Billy Blanks was one of the archetypal straight to video action stars of the nineties, he was one of those men with a ton of charisma and appeal who never quite found his niche in American cinema. He managed to be pushed in to the gallery of people like Jeff Speakman, Roddy Piper, and Don “The Dragon” Wilson (no disrespect to those gentlemen), but always deserved so much more. He was relegated to a ton of straight to video action and genre titles eventually becoming a fitness guru for his Tae Bo program. It’s a shame because Blanks does have a very good on screen presence and could have likely launched in to the blockbuster fold alongside contemporaries like Wesley Snipes.
Ken has just moved from Kansas with his mother after getting in to trouble; after meeting Julie, he’s unaware that her boyfriend Tom is very possessive of her. Tom is learning karate from Lee, a sensei whose brother was killed by a rookie cop named Billy. Billy has since then become the janitor of the school that Ken, Julie and Tom go to. When Ken gets beaten up by Tom for talking to Julie, and becomes the victim of his and his friends’ violent harassment, Billy helps Ken by teaching him how to defend himself. This eventually culminates in to a battle between student vs. student, and sensei vs. sensei, all in the backdrop of an illegal martial arts competition.
One of Blanks’ many nineties gems was what is quite simply a cheesy but fun “Karate Kid” clone that takes all the eighties out of the original article and injects pure nineties energy in to it. In 1993, America was still coming down from “Home Alone” and “Karate Kid” so every studio were busy trying to cash in on either or both properties. “Showdown” is a “Karate Kid” clone in every sense of the word with a lot less charismatic stars, save for Blanks. Blanks is pretty much the heart and soul of “Showdown” and one of the main reasons to check it out. Also there’s the fact that Robert Radler’s action thriller is pure straight to video, video store fodder.

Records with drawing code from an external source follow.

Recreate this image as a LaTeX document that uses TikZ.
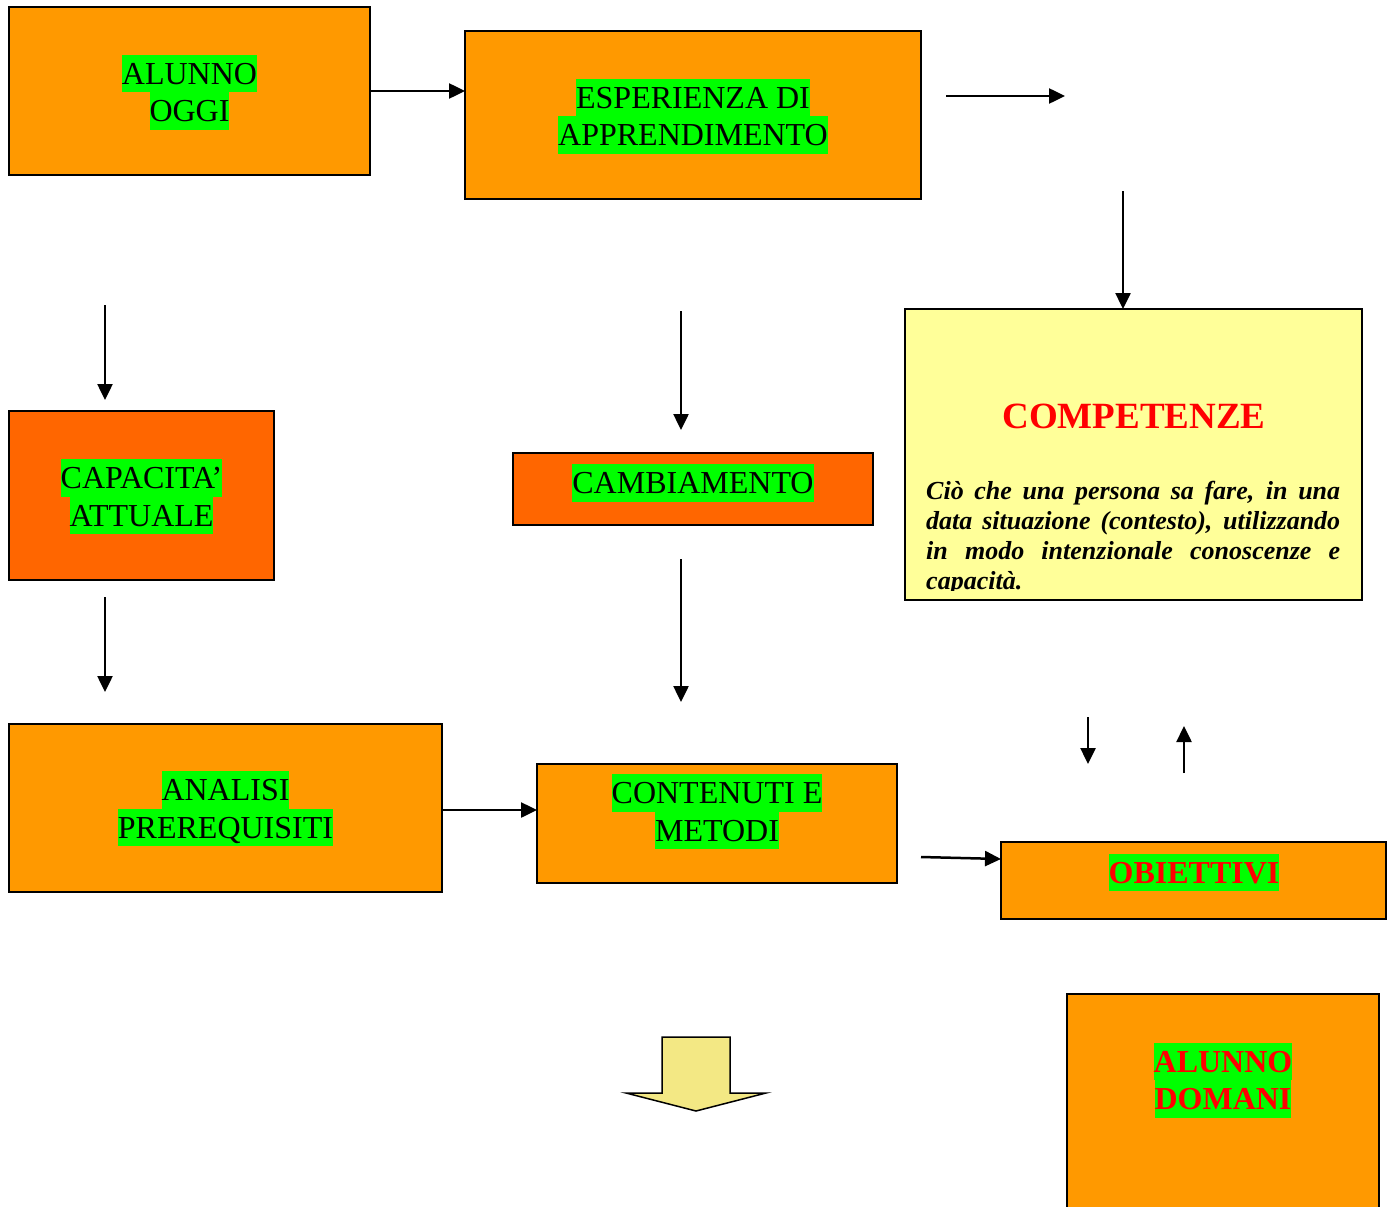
\documentclass[tikz,border=0pt]{standalone}
\usepackage{fontspec}
\setmainfont{Liberation Serif}
\usetikzlibrary{arrows.meta,calc}
\definecolor{boxorange}{HTML}{FF9900}
\definecolor{boxred}{HTML}{FF6600}
\definecolor{hlgreen}{HTML}{00FF00}
\definecolor{txtred}{HTML}{FF0000}
\definecolor{compyellow}{HTML}{FFFF99}
\definecolor{arrowyellow}{HTML}{F3E884}
\newcommand\hlline[1]{{\setlength{\fboxsep}{0pt}\colorbox{hlgreen}{\rule[-8pt]{0pt}{37.5pt}#1}}}
\begin{document}
\begin{tikzpicture}[x=1pt,y=-1pt,
  diabox/.style={draw=black,line width=1.5pt,inner sep=0pt,outer sep=0pt},
  boxtext/.style={inner sep=0pt,align=center,font=\fontsize{32}{37.5}\selectfont},
  boldtext/.style={inner sep=0pt,align=center,text=txtred,font=\fontsize{32}{37.5}\selectfont\bfseries},
  arr/.style={line width=2.5pt,-{Triangle[length=16pt,width=15pt]}}]
\useasboundingbox (0,0) rectangle (1392,1207);
\clip (0,0) rectangle (1392,1207);

% boxes
\node[diabox,fill=boxorange,minimum width=361pt,minimum height=168pt] (alunno) at (189.5,91) {};
\node[diabox,fill=boxorange,minimum width=456pt,minimum height=168pt] (esper) at (693,115) {};
\node[diabox,fill=compyellow,minimum width=457pt,minimum height=291pt] (comp) at (1133.5,454.5) {};
\node[diabox,fill=boxred,minimum width=265pt,minimum height=169pt] (capac) at (141.5,495.5) {};
\node[diabox,fill=boxred,minimum width=360pt,minimum height=72pt] (camb) at (693,489) {};
\node[diabox,fill=boxorange,minimum width=433pt,minimum height=168pt] (analisi) at (225.5,808) {};
\node[diabox,fill=boxorange,minimum width=360pt,minimum height=119pt] (contenuti) at (717,823.5) {};
\node[diabox,fill=boxorange,minimum width=385pt,minimum height=77pt] (obiettivi) at (1193.5,880.5) {};
\node[diabox,fill=boxorange,minimum width=312pt,minimum height=226pt] (domani) at (1223,1107) {};

% texts
\node[boxtext] (talunno) at (189.5,92) {\hlline{ALUNNO}\\\hlline{OGGI}};
\node[boxtext] (tesper) at (693,116) {\hlline{ESPERIENZA DI}\\\hlline{APPRENDIMENTO}};
\node[boxtext] (tcapac) at (141.5,496.5) {\hlline{CAPACITA’}\\\hlline{ATTUALE}};
\node[boxtext] (tcamb) at (693,483) {\hlline{CAMBIAMENTO}};
\node[boxtext] (tanalisi) at (225.5,808.5) {\hlline{ANALISI}\\\hlline{PREREQUISITI}};
\node[boxtext] (tcontenuti) at (717,811.5) {\hlline{CONTENUTI E}\\\hlline{METODI}};
\node[boldtext] (tobiettivi) at (1194,872.5) {\hlline{OBIETTIVI}};
\node[boldtext] (tdomani) at (1223,1080) {\hlline{ALUNNO}\\\hlline{DOMANI}};

\node[inner sep=0pt,anchor=base,text=txtred,font=\fontsize{37}{44}\selectfont\bfseries] (comptitle) at (1134,428) {COMPETENZE};
\begin{scope}
\clip (906,310) rectangle (1361,590);
\node[inner sep=0pt,anchor=base west] (comptext) at (926,499) {\parbox[t]{414pt}{\fontsize{26}{30}\selectfont\bfseries\itshape\hyphenpenalty=10000 \exhyphenpenalty=10000 Ciò che una persona sa fare, in una data situazione (contesto), utilizzando in modo intenzionale conoscenze e capacità.}};
\end{scope}

% free coordinates
\coordinate (p1) at (946,96);
\coordinate (p2) at (1065,96);
\coordinate (p3) at (1123,191);
\coordinate (p4) at (105,305);
\coordinate (p5) at (105,400);
\coordinate (p6) at (105,597);
\coordinate (p7) at (105,692);
\coordinate (p8) at (681,311);
\coordinate (p9) at (681,430);
\coordinate (p10) at (681,559);
\coordinate (p11) at (681,702);
\coordinate (p12) at (921,857);
\coordinate (p13) at (1088,717);
\coordinate (p14) at (1088,764);
\coordinate (p15) at (1184,773);
\coordinate (p16) at (1184,726);

% connectors
\draw[arr] (alunno.east) -- (alunno.east -| esper.west);
\draw[arr] (p1) -- (p2);
\draw[arr] (p3) -- (p3 |- comp.north);
\draw[arr] (p4) -- (p5);
\draw[arr] (p6) -- (p7);
\draw[arr] (p8) -- (p9);
\draw[arr] (p10) -- (p11);
\draw[arr] ($(analisi.east)+(0,2)$) -- ($(analisi.east -| contenuti.west)+(0,2)$);
\draw[arr] (p12) -- ($(obiettivi.north west)+(0,17)$);
\draw[arr] (p13) -- (p14);
\draw[arr] (p15) -- (p16);

% block arrow
\draw[line width=1.5pt,fill=arrowyellow,line join=miter] (662,1037) -- (730,1037) -- (730,1093) -- (766,1093) -- (696,1111) -- (626,1093) -- (662,1093) -- cycle;
\end{tikzpicture}
\end{document}
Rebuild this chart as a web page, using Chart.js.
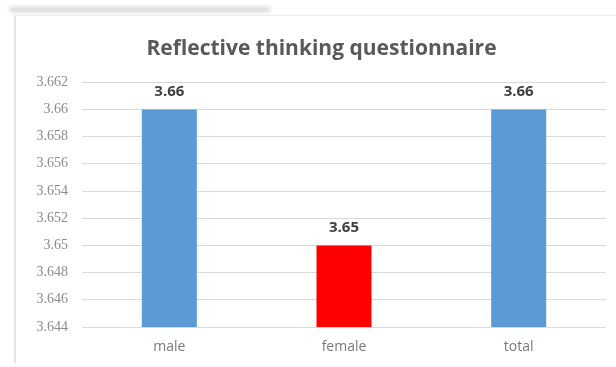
<!DOCTYPE html>
<html>
<head>
<meta charset="utf-8">
<script src="https://cdn.jsdelivr.net/npm/chart.js@4"></script>
<style>
    html, body { margin: 0; padding: 0; background: #fff; }
    #wrap { position: absolute; left: 0; top: 0; width: 616px; height: 367px; }
    #frame { position: absolute; left: 14px; top: 15px; width: 600px; height: 347px;
             border-left: 2px solid #e3e3e3; border-top: 1px solid #eeeeee; }
    #scrap { position: absolute; left: 10px; top: 7px; width: 260px; height: 5px;
             background: #b8b8b8; filter: blur(2px); opacity: 0.6; }
</style>
</head>
<body>
<div id="wrap">
    <div id="scrap"></div>
    <div id="frame"></div>
    <canvas id="chart" width="616" height="367"></canvas>
</div>
<script>
const categories = ['male', 'female', 'total'];
const scores = [3.66, 3.65, 3.66];
const barColors = ['#5B9BD5', '#FF0000', '#5B9BD5'];
const yTicks = [3.644, 3.646, 3.648, 3.65, 3.652, 3.654, 3.656, 3.658, 3.66, 3.662];

// value labels above each bar
const valueLabels = {
    id: 'valueLabels',
    afterDatasetsDraw(chart) {
        const ctx = chart.ctx;
        const meta = chart.getDatasetMeta(0);
        ctx.save();
        ctx.font = 'bold 15px "Open Sans"';
        ctx.fillStyle = '#404040';
        ctx.textAlign = 'center';
        ctx.textBaseline = 'bottom';
        meta.data.forEach((bar, i) => {
            ctx.fillText(scores[i].toFixed(2), bar.x, bar.y - 10);
        });
        ctx.restore();
    }
};

const ctx = document.getElementById('chart').getContext('2d');
new Chart(ctx, {
    type: 'bar',
    data: {
        labels: categories,
        datasets: [{
            data: scores,
            backgroundColor: barColors,
            categoryPercentage: 1,
            barPercentage: 0.315
        }]
    },
    options: {
        responsive: false,
        animation: false,
        layout: { padding: { left: 37, right: 10, top: 26, bottom: 12 } },
        plugins: {
            legend: { display: false },
            tooltip: { enabled: false },
            title: {
                display: true,
                text: 'Reflective thinking questionnaire',
                color: '#595959',
                font: { family: '"Open Sans"', size: 21, weight: 'bold' },
                padding: { top: 10, bottom: 21 }
            }
        },
        scales: {
            x: {
                grid: { display: false, drawTicks: false },
                border: { display: false },
                afterFit: axis => { axis.height = 28; },
                ticks: {
                    color: '#7a7a7a',
                    font: { family: '"Open Sans"', size: 14 },
                    padding: 12
                }
            },
            y: {
                min: yTicks[0],
                max: yTicks[yTicks.length - 1],
                afterBuildTicks: axis => {
                    axis.ticks = yTicks.map(v => ({ value: v }));
                },
                afterFit: axis => { axis.width = 45; },
                grid: { color: '#d9d9d9', drawTicks: false },
                border: { display: false },
                ticks: {
                    color: '#8a8a8a',
                    font: { family: '"Liberation Serif"', size: 14 },
                    padding: 14,
                    callback: v => String(+v.toFixed(3))
                }
            }
        }
    },
    plugins: [valueLabels]
});
</script>
</body>
</html>
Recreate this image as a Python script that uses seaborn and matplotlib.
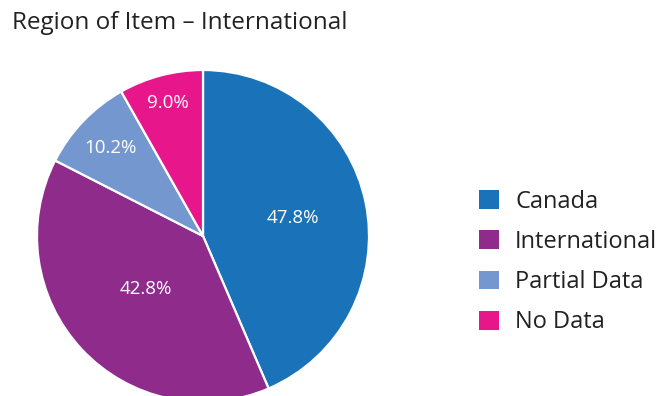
import numpy as np
import matplotlib
matplotlib.use("Agg")
import matplotlib.pyplot as plt
import seaborn as sns
from matplotlib.patches import Patch

categories = ["Canada", "International", "Partial Data", "No Data"]
values = [47.8, 42.8, 10.2, 9.0]
colors = ["#1a72b9", "#8e2b8b", "#7597cf", "#e8168b"]
label_radius = [0.55, 0.47, 0.77, 0.83]

sns.set_theme(style="white")
plt.rcParams['font.family'] = ['Open Sans', 'DejaVu Sans']

fig = plt.figure(figsize=(6.58, 3.96), dpi=100)
cx, cy, r = 203, 236, 166
W, H = 658, 396
ax = fig.add_axes([(cx - r) / W, (H - cy - r) / H, 2 * r / W, 2 * r / H])
wedges, _ = ax.pie(values, colors=colors, startangle=90, counterclock=False,
                   wedgeprops=dict(edgecolor="white", linewidth=1.6))
ax.set_xlim(-1, 1)
ax.set_ylim(-1, 1)
ax.set_aspect("auto")
ax.axis("off")

for w, v, lr in zip(wedges, values, label_radius):
    ang = np.deg2rad((w.theta1 + w.theta2) / 2)
    ax.text(lr * np.cos(ang), lr * np.sin(ang), f"{v:.1f}%", color="white",
            ha="center", va="center", fontsize=13.5)

fig.text(12 / W, 1 - 23 / H, "Region of Item – International", fontsize=17.5,
         color="#222222", ha="left", va="center")

handles = [Patch(facecolor=c, edgecolor="none") for c in colors]
fig.legend(handles, categories, loc="center left",
           bbox_to_anchor=(479 / W, 1 - 262 / H), frameon=False,
           fontsize=17, handlelength=0.85, handleheight=0.85, handletextpad=0.68,
           labelspacing=0.69, borderpad=0, borderaxespad=0, labelcolor="#222222")

fig.savefig("out.png", dpi=100)
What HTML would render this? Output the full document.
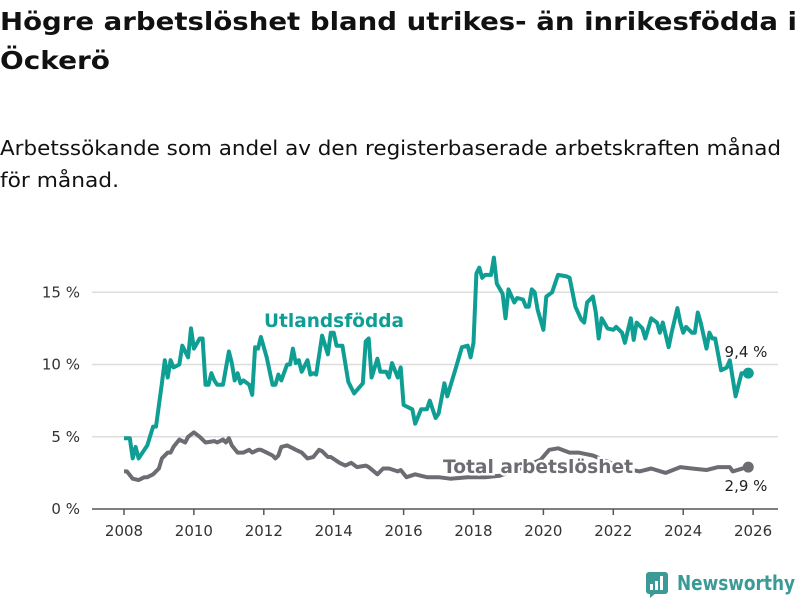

So much so that the experience doesn’t quite feel complete without popping the big black VHS out from the transparent plastic case. And if you think the movies can’t get any more nineties, there are even supporting performances from young Christine Taylor as the film’s answer to Elisabeth Shue, John Asher as the goofy comic interest, and Brion James and Patrick Kilpatrick pulling bad guy duties. It’s goofy, occasionally silly, and garners a ton of campy training montages, but in the mindset of 1993, “Showdown” is a ton of fun. Even without the nostalgia goggles on, it’s solid action fodder.
As with all MVD Rewind Collection titles, the keep case has a full color mini-poster for the film. The Blu-Ray features The Making of Showdown, a ninety minute very in depth piece that covers all the nuances of the film’s development and production, including cast and crew interviews, talks with various members of the production, and some back story behind the development. The Fights of Showdown is yet another very in depth and exhaustive forty six minute segment that explores the choreography of the film, and includes interviews with the cast, and breaks down core fight scenes. Billy Blanks: Martial Arts Legend is a fourteen minute interview with the star of “Showdown,” who discusses making the movie and his career. Robert Radler: Portrait of a Director is a twelve minute discussion with the director who talks about his background in documentaries, and his association with the production. Finally, there’s a Behind the Scenes Gallery, and an Artwork Gallery.